We know too much drinking can be hazardous to our health. But new research suggests that drinking too little might be hazardous, too.
I don't want to go to rehab, but a raft of recent studies show that moderate alcohol consumption lowers our risks for many dire conditions including heart disease, stroke, gallstones, diabetes and dementia. Some studies even suggest that the answer to pesky menopause symptoms comes in six-packs and goes great with pretzels.
The keyword here is "moderate." Some studies define this as one drink per week; others as up to four drinks per day. This haziness notwithstanding, these studies show that heavy drinkers are far more likely than moderate drinkers to die from certain diseases.

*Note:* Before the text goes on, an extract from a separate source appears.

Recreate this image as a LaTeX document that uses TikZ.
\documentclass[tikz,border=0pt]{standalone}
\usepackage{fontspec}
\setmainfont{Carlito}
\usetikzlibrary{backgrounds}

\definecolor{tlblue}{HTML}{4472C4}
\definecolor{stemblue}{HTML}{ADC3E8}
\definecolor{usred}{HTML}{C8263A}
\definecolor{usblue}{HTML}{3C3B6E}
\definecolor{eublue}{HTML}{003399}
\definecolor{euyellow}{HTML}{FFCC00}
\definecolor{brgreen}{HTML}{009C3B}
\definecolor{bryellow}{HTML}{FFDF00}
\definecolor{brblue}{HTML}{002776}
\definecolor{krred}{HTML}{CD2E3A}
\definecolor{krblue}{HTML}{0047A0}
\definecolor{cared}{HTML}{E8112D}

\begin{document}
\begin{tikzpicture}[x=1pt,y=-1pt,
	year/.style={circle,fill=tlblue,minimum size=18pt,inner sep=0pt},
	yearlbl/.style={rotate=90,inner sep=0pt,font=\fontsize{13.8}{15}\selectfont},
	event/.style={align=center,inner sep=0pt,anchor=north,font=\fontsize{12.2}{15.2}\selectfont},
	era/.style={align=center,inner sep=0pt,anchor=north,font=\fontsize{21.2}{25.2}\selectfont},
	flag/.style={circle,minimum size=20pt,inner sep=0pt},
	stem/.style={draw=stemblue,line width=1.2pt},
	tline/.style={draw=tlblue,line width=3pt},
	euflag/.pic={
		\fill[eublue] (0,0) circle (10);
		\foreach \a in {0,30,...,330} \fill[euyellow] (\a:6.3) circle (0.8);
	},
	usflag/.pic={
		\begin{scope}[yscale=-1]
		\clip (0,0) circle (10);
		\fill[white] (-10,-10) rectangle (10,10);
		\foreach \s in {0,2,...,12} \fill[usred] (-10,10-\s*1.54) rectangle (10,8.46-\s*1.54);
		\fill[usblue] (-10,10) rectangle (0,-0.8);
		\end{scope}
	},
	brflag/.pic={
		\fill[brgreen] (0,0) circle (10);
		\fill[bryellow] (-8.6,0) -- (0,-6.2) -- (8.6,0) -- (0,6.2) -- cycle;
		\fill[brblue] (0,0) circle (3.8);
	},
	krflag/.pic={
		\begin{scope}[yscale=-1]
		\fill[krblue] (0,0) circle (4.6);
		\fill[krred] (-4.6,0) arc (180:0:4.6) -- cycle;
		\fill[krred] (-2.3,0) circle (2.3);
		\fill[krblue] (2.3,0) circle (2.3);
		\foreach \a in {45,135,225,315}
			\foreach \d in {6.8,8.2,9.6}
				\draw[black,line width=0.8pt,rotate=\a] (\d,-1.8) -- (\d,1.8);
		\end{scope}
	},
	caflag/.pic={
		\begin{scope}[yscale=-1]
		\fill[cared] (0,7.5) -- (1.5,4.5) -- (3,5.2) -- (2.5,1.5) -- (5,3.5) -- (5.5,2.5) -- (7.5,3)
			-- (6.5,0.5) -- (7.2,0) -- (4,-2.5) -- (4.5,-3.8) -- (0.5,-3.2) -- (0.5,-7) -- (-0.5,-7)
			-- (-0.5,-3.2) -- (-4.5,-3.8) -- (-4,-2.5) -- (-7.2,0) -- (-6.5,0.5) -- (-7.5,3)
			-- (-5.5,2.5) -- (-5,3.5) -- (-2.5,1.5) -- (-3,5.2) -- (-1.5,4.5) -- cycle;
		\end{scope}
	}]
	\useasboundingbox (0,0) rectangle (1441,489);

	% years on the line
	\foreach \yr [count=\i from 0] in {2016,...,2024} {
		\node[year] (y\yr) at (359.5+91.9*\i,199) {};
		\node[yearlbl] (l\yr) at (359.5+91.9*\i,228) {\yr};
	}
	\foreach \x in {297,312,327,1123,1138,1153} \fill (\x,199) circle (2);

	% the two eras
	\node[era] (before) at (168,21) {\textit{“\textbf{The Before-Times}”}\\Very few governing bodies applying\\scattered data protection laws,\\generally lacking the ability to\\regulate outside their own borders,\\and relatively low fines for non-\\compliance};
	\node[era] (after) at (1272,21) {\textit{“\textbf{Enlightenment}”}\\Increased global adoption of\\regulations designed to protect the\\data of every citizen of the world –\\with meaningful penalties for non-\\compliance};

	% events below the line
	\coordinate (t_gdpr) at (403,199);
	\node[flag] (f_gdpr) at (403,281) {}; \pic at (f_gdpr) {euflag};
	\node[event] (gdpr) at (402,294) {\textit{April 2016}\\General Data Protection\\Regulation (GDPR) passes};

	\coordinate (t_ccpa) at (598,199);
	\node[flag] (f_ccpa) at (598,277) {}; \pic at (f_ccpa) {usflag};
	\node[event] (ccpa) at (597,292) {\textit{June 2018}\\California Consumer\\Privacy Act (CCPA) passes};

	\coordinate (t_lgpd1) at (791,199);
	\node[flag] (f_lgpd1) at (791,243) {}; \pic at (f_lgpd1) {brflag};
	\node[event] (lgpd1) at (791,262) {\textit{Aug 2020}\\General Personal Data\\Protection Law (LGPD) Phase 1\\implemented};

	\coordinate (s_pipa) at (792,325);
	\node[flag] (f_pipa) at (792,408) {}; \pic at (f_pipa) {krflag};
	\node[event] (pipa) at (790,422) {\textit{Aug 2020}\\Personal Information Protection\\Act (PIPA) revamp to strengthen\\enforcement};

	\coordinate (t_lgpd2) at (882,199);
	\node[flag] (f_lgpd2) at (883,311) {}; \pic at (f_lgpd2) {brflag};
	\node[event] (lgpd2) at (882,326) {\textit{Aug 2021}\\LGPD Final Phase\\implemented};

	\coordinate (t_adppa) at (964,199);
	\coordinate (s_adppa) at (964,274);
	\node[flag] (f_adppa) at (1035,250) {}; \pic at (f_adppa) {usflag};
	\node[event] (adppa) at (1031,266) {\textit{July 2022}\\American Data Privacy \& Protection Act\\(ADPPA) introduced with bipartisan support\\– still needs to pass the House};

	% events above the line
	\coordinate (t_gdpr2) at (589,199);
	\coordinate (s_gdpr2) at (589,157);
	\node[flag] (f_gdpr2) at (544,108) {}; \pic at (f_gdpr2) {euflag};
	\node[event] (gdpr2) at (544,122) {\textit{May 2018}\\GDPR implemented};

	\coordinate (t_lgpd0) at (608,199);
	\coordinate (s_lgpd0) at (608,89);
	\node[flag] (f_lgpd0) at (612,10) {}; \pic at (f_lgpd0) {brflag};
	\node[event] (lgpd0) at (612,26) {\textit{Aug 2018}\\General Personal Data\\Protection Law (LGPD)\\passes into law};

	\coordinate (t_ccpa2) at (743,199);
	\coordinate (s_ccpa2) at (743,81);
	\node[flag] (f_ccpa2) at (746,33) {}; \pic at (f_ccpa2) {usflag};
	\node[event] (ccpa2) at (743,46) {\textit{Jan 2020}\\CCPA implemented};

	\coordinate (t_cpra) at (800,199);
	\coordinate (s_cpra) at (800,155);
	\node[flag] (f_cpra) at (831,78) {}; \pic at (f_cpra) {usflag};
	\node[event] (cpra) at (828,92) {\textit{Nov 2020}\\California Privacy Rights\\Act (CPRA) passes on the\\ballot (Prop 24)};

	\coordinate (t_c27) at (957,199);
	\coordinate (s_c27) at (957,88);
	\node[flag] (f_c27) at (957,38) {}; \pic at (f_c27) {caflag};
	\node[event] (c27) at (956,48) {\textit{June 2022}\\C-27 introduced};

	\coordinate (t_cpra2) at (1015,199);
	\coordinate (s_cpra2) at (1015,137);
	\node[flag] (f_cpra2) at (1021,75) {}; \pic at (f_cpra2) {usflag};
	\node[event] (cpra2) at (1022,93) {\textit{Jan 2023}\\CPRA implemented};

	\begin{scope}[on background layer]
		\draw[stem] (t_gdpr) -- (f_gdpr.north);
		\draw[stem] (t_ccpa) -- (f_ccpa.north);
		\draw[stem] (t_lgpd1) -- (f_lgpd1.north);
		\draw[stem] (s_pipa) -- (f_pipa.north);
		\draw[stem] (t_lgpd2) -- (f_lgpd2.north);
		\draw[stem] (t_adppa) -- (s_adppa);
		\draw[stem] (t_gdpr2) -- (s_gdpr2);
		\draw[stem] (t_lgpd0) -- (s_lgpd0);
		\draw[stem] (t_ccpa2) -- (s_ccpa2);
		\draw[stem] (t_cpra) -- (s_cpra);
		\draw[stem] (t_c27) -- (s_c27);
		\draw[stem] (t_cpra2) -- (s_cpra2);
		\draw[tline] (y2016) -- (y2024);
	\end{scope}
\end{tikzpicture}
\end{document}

Butso are people who don't drink at all.
It's a bell curve. But while one half of the bell is well, duh, the other half -- the half involving abstinence -- is pretty shocking. In study after study, abstainers get sick and die sooner and in larger numbers than moderate drinkers.
In these studies, "you get this protective effect no matter what you drink: wine, beer or liquor," says nutrition therapist Karen Scheuner.

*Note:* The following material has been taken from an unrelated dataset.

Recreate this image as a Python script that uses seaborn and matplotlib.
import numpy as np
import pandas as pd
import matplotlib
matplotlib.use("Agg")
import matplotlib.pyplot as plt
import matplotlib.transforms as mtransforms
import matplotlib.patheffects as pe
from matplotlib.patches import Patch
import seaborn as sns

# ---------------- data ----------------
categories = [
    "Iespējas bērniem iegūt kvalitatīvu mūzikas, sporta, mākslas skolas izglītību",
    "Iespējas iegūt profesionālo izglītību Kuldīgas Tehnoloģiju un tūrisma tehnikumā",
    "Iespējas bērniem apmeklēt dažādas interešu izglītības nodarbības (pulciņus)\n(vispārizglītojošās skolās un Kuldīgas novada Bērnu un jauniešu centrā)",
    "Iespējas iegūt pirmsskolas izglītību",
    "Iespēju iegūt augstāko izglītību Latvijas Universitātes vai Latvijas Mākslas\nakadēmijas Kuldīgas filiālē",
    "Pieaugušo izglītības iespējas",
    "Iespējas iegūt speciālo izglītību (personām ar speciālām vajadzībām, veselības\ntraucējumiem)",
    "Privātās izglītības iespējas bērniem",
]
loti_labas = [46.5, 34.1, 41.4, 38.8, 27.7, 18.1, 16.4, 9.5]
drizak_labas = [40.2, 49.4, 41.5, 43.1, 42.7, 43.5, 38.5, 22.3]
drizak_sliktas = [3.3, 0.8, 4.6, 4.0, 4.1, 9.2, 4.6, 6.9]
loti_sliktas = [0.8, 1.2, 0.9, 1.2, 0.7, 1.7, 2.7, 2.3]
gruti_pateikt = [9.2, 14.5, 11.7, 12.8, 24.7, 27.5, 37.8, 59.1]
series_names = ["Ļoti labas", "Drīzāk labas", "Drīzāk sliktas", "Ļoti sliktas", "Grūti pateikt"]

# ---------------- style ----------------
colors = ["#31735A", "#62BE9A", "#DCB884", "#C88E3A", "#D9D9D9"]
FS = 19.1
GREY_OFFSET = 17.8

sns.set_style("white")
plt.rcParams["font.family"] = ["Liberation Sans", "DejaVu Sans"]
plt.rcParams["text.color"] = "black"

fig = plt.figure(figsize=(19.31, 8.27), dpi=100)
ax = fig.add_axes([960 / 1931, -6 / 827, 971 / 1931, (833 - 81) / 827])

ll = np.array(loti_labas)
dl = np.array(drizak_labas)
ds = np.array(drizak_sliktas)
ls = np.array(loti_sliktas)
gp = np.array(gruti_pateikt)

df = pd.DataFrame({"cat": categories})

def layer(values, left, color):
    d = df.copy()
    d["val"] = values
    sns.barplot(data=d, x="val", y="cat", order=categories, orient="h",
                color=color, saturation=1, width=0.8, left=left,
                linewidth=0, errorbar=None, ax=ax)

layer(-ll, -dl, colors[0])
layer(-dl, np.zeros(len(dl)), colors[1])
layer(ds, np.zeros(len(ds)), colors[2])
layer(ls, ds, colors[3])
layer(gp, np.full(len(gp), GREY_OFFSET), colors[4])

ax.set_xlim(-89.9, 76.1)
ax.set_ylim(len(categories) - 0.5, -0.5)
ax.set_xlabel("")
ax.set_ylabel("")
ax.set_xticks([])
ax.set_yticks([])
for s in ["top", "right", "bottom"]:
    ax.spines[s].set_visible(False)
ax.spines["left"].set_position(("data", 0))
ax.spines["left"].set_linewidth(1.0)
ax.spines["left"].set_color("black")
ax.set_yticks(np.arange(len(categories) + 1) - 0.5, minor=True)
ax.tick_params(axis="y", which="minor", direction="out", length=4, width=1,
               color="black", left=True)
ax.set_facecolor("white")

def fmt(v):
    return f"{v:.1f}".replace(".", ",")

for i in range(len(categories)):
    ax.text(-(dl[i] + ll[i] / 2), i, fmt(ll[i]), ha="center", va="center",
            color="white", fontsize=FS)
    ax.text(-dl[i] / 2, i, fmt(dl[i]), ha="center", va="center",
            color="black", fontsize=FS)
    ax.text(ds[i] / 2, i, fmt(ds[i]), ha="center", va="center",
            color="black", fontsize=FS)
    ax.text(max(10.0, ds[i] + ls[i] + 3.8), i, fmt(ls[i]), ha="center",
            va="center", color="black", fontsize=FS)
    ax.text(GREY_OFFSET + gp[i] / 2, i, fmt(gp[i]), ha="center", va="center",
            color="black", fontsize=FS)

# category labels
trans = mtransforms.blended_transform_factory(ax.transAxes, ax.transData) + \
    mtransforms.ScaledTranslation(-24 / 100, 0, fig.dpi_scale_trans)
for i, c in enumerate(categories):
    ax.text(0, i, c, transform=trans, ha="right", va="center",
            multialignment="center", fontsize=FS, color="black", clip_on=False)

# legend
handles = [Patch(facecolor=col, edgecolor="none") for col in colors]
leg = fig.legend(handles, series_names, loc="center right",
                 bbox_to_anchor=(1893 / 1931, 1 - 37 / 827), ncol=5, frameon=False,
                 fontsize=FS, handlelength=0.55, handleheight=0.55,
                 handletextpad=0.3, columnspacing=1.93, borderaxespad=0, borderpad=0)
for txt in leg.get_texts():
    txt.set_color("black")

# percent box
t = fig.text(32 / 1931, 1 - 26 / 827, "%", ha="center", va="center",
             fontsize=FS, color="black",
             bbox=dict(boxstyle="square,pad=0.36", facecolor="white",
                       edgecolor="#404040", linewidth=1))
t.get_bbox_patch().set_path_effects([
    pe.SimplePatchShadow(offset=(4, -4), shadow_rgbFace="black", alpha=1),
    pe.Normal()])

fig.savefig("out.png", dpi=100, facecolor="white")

Absinthe, beaujolais, King Cobra: It's all good -- or good for you.
"The benefits don't increase with amount," Scheuner says, "and they disappear altogether if you consume four or more drinks per day."
A study published this summer found that women who consume one drink daily and men who consume two drinks daily are 23 percent less likely than nondrinkers to develop Alzheimer's disease. Heavy drinkers, defined here as consumers of at least three to five drinks daily, face higher Alzheimer's risks than both moderate drinkers and abstainers. (Well, duh.)
And a study published in Annals of Internal Medicine found that, compared to abstinence, drinking one to three alcoholic beverages daily is associated with a 33 to 56 percent lower incidence of diabetes -- and imbibing over three drinks daily is associated with a 43 percent higher incidence of diabetes. (Duh again.)
A study presented two months ago at the European Respiratory Society Annual Congress found that both abstainers and heavy drinkers are nearly one and a half times as likely to develop asthma as are moderate drinkers, defined here as consumers of one to six alcoholic beverages per week. Abstainers face the highest asthma risk of all, topping even that of heavy drinkers.
A 2007 study found that drinking at least one alcoholic beverage daily is associated with a 30-percent lower risk than abstinence of developing one type of kidney cancer. But its authors warn that alcohol consumption -- light, heavy and moderate -- is linked with increased rates of breast cancer, liver cancer, oral cancer, esophageal cancer and other cancers. I don't like those odds.
A study published in the New England Journal of Medicine that tracked over 22,000 men for more than 12 years found that those who regularly consumed as little as one drink a week had a lower stroke risk than did abstainers. A study published in the Journal of Urology that tracked over 120,000 men found that those who regularly consumed at least 1.3 ounces of alcohol daily -- about half as much as is found in your average Manhattan -- had a 35-percent lower risk than abstainers did of developing prostatic hyperplasia, whose symptoms include incontinence and a wide array of other urinary woes.